Im Mietauto gefangen
"Ich reiß mir den Arsch für die Jungs auf, rette sogar ihre Weiber und dann vögeln sie meine Tochter", bricht es da gänzlich political incorrect aus dem Weltverbesserer heraus. Zu diesem Zeitpunkt befindet er sich in einem Schweizer Mietwagen, dessen Bordcomputer allerdings nicht das macht, was Karl will, sondern die Zentralverriegelung aktiviert und alle anderen Funktionen stilllegt. Es wird eine lange Nacht in einem versperrten Auto auf offener Straße. Mischkulnig beherrscht auch die Komik.

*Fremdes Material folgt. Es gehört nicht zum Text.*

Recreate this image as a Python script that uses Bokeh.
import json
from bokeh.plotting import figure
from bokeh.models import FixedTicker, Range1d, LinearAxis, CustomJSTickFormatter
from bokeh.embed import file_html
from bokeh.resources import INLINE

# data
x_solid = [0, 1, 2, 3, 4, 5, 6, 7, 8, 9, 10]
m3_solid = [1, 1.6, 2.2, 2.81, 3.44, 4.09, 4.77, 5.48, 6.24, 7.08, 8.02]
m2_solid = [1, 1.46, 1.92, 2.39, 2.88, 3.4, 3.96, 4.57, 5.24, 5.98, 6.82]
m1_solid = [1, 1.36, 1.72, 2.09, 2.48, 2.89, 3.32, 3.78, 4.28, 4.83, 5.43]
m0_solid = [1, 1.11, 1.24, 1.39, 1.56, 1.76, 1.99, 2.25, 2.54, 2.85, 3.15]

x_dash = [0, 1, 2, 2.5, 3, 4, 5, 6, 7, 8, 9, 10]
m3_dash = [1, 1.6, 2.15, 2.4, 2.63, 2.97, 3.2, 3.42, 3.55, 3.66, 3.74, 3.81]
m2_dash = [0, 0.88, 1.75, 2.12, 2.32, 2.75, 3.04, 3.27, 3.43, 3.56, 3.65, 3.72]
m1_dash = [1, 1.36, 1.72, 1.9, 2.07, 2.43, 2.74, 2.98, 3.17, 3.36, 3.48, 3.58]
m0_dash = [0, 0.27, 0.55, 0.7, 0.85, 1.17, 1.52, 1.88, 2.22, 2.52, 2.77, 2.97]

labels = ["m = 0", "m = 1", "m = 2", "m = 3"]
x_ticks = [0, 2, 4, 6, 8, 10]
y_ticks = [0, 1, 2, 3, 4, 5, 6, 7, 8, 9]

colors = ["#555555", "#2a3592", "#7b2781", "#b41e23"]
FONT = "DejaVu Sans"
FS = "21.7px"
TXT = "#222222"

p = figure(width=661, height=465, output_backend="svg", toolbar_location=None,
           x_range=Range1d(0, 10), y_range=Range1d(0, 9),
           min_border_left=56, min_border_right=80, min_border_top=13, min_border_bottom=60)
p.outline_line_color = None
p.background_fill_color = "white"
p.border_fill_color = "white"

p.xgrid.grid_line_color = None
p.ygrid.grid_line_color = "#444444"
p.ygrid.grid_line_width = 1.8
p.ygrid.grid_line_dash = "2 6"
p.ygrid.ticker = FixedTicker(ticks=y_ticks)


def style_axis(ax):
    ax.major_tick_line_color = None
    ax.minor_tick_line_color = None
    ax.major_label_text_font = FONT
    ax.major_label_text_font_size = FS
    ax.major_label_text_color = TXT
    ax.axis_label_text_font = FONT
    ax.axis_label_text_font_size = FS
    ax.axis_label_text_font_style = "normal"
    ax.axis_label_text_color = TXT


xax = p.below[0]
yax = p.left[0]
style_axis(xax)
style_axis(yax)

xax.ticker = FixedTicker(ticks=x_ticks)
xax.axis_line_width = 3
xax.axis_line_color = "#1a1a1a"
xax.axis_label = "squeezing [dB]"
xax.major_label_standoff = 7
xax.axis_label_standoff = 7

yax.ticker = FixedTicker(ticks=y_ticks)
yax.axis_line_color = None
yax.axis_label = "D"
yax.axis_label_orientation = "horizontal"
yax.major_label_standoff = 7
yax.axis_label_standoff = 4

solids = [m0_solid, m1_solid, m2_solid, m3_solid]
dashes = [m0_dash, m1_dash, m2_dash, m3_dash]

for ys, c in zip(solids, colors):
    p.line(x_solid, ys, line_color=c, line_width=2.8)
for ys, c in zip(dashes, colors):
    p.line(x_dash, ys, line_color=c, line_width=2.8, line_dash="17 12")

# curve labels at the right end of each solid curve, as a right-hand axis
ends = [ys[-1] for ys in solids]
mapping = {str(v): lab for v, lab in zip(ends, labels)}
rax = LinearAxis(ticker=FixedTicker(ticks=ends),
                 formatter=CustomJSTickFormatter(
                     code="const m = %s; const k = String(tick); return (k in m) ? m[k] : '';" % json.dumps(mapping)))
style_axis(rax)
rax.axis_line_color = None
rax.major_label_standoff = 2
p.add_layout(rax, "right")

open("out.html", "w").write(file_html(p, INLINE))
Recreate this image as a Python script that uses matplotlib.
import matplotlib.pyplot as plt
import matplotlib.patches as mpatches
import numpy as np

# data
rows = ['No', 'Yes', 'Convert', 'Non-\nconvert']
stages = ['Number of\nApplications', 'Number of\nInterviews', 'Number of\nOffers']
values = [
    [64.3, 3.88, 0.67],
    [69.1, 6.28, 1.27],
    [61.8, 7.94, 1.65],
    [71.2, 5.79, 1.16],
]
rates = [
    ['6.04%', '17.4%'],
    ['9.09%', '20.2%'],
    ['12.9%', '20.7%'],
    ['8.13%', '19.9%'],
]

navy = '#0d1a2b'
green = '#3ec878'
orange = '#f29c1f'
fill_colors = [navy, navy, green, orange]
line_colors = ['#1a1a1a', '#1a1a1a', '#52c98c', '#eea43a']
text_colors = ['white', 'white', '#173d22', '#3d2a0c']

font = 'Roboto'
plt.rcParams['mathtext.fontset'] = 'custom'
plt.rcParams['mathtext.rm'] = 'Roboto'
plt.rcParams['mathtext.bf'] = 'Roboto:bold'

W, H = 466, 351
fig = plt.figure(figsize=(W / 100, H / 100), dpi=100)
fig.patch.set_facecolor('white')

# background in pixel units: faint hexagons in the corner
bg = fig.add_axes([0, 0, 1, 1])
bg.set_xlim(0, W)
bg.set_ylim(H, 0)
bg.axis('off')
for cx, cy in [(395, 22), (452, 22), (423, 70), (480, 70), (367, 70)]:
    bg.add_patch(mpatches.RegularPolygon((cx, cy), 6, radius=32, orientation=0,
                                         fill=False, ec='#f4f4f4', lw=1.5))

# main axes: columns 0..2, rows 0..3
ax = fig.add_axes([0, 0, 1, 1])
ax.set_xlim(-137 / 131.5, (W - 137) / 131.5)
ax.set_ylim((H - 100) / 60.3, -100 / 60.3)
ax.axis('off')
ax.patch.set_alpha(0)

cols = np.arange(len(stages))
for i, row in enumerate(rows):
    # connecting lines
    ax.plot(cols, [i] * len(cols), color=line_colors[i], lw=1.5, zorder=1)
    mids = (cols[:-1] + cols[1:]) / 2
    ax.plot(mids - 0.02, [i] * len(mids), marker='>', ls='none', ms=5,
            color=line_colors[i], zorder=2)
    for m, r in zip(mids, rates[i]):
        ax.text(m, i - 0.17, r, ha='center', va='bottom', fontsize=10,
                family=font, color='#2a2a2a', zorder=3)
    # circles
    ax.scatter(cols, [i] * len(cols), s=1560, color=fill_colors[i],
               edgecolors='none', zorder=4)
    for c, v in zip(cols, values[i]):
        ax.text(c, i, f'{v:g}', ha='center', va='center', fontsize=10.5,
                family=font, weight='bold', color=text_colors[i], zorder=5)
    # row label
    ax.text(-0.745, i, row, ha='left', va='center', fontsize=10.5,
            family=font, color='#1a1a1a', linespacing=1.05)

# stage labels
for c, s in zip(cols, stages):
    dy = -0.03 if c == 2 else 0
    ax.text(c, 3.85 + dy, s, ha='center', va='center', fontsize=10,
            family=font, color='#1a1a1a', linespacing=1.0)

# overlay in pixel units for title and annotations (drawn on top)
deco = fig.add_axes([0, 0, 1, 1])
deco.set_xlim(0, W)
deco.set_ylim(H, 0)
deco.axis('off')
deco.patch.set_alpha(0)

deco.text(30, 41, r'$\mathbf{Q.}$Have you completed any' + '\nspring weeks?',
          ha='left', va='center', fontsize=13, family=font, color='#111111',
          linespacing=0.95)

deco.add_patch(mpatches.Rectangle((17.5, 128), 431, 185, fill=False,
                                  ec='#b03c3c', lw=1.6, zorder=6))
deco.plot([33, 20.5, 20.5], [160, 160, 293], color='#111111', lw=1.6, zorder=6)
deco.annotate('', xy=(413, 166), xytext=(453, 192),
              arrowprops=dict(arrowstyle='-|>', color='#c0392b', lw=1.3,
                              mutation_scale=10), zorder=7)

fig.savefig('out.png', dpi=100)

Dabei spiegelt sie auch ein wenig das Gefühl bei der Lektüre ihres Romans: ausgeliefert sein - ohne zu wissen, wohin die Reise gehen soll.
(Von Wolfgang Huber-Lang/APA)
(S E R V I C E - Lydia Mischkulnig: "Beau Rivage: eine Rückkehr", Leykam Verlag, 288 Seiten, 24,50 Euro; Buchpräsentation am 25. März, 19 Uhr, in der Österreichischen Gesellschaft für Literatur, Wien 1, Herrengasse 5)
Zusammenfassung
- In Lydia Mischkulnigs Roman 'Beau Rivage: eine Rückkehr' kehrt Karl Ofracek von einem Einsatz für das Internationale Rote Kreuz aus Afghanistan nach Genf zurück, wo er sich unerwarteten persönlichen und beruflichen Herausforderungen stellen muss.
- Am Flughafen Kabul gelingt Karl eine dramatische Rettungsaktion, die geheim bleiben muss, während er in Genf weder von einem Begrüßungskomitee noch von seiner Frau erwartet wird.
- Der Roman thematisiert sowohl Karls inneren Konflikt als auch seine familiären Probleme, darunter die Schwangerschaft seiner Tochter Almuth, und enthält Elemente von Komik und absurden Dialogen.